This morning on "Morning Joe," the crew was debating about the word of "Obamacare" and whether it's appropriate. As you may have noticed, opponents of law love to use it and supporters don't. And it's safe to assume those opponents don't mean it as a compliment.
It's not just that they want to tie the law, which they hate, to President Obama. It's that they want to reinforce the idea that it's something Obama, and the Democrats, crammed down the throats of the American people.
I get that. And, of course, I get what the polls are saying. This is still not a particularly popular piece of legislation. People may not want to repeal it, but they're not about to celebrate it, either. I imagine the White House and the Democrats have strategists who have run surveys on this and concluded the term is not particularly helpful.

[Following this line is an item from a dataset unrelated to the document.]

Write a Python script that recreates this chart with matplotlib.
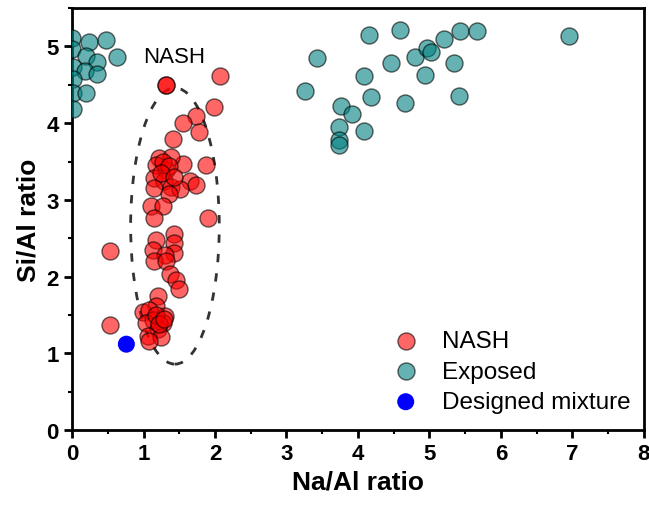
import matplotlib
matplotlib.use("Agg")
import matplotlib.pyplot as plt
from matplotlib.patches import Ellipse
from matplotlib.ticker import MultipleLocator

plt.rcParams['font.family'] = ['Liberation Sans', 'DejaVu Sans']

# NASH points (Na/Al, Si/Al)
nash_x = [1.32, 1.32, 2.07, 1.99, 1.74, 1.55, 1.78, 1.41, 1.88, 1.55, 1.22, 1.39, 1.17,
          1.31, 1.27, 1.35, 1.15, 1.29, 1.65, 1.74, 1.15, 1.39, 1.51, 1.36, 1.25, 1.42,
          1.10, 1.27, 1.15, 1.90, 0.53, 1.17, 1.43, 1.43, 1.13, 1.43, 1.30, 1.15, 1.32,
          1.37, 1.46, 1.49, 1.20, 1.18, 0.99, 1.08, 1.30, 1.13, 1.27, 1.04, 1.20, 1.06,
          1.25, 1.08, 1.18, 1.22, 1.28, 0.53]
nash_y = [4.50, 4.50, 4.62, 4.21, 4.09, 4.00, 3.88, 3.80, 3.46, 3.47, 3.54, 3.56, 3.45,
          3.39, 3.50, 3.44, 3.28, 3.25, 3.25, 3.19, 3.16, 3.17, 3.14, 3.08, 3.35, 3.30,
          2.92, 2.92, 2.77, 2.77, 2.33, 2.48, 2.55, 2.44, 2.35, 2.31, 2.28, 2.20, 2.20,
          2.04, 1.95, 1.84, 1.75, 1.62, 1.54, 1.56, 1.49, 1.43, 1.40, 1.40, 1.32, 1.23,
          1.21, 1.16, 1.50, 1.38, 1.45, 1.37]

# Exposed points
exp_x = [0.00, 0.00, 0.24, 0.48, 0.20, 0.35, 0.63, 0.02, 0.18, 0.35, 0.02, 0.01, 0.20, 0.01,
         3.43, 3.26, 4.15, 4.59, 4.08, 4.46, 4.80, 4.96, 5.02, 5.20, 5.43, 5.67, 5.35, 4.94,
         5.42, 6.96, 4.18, 4.66, 3.77, 3.92, 3.73, 4.09, 3.73, 3.73]
exp_y = [5.11, 4.97, 5.06, 5.08, 4.88, 4.80, 4.86, 4.73, 4.68, 4.64, 4.58, 4.39, 4.39, 4.19,
         4.85, 4.42, 5.15, 5.21, 4.62, 4.79, 4.86, 4.98, 4.93, 5.10, 5.20, 5.20, 4.79, 4.63,
         4.35, 5.13, 4.34, 4.26, 4.23, 4.12, 3.95, 3.90, 3.78, 3.71]

# Designed mixture
des_x = [0.76]
des_y = [1.12]

fig = plt.figure(figsize=(6.49, 5.06), dpi=100)
ax = fig.add_axes([0.111, 0.148, 0.881, 0.834])

ms = 150
ax.scatter(nash_x, nash_y, s=ms, facecolor=(1, 0, 0, 0.6), edgecolor=(0, 0, 0, 0.6),
           linewidth=1, label='NASH', zorder=3)
ax.scatter(exp_x, exp_y, s=ms, facecolor=(0, 0.5, 0.5, 0.6), edgecolor=(0, 0, 0, 0.6),
           linewidth=1, label='Exposed', zorder=3)
ax.scatter(des_x, des_y, s=ms, facecolor='#0000ff', edgecolor='none',
           label='Designed mixture', zorder=4)

ell = Ellipse((1.44, 2.66), width=1.24, height=3.6, angle=0, fill=False,
              edgecolor='#333333', linewidth=2, linestyle=(0, (3, 4)), zorder=2)
ax.add_patch(ell)

ax.text(1.43, 4.87, 'NASH', fontsize=16, ha='center', va='center')

ax.set_xlim(0, 8)
ax.set_ylim(0, 5.5)
ax.xaxis.set_major_locator(MultipleLocator(1))
ax.xaxis.set_minor_locator(MultipleLocator(0.5))
ax.yaxis.set_major_locator(MultipleLocator(1))
ax.yaxis.set_minor_locator(MultipleLocator(0.5))
ax.tick_params(which='major', direction='out', length=6, width=2, labelsize=16)
ax.tick_params(which='minor', direction='out', length=3, width=1.5)
for lab in ax.get_xticklabels() + ax.get_yticklabels():
    lab.set_fontweight('bold')
for sp in ax.spines.values():
    sp.set_linewidth(2)

ax.set_xlabel('Na/Al ratio', fontsize=19, fontweight='bold', labelpad=4)
ax.set_ylabel('Si/Al ratio', fontsize=19, fontweight='bold', labelpad=4)

ax.legend(loc='lower right', bbox_to_anchor=(1.007, 0.0), frameon=False, fontsize=17.5,
          handletextpad=0.5, labelspacing=0.35, borderaxespad=0.3)

fig.savefig('out.png', dpi=100)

Even so, I like the term. I think this bill will be popular someday and, in the meantime, I think it's a reminder that this administration did something that will help millions of Americans while starting to put our health care system in order. Maybe I'm wrong--I've certainly been wrong about this before--but I think that within a few years, and maybe even by 2012, association with the health care plan will be a net plus.
In fact, my only objection to the term is that it's not entirely accurate. The Affordable Care Act is also Pelosicare. And Baucuscare. And, um, Romneycare. But none of those people are president. Obama is the one who signed the bill. And that means it will always be his, first and foremost.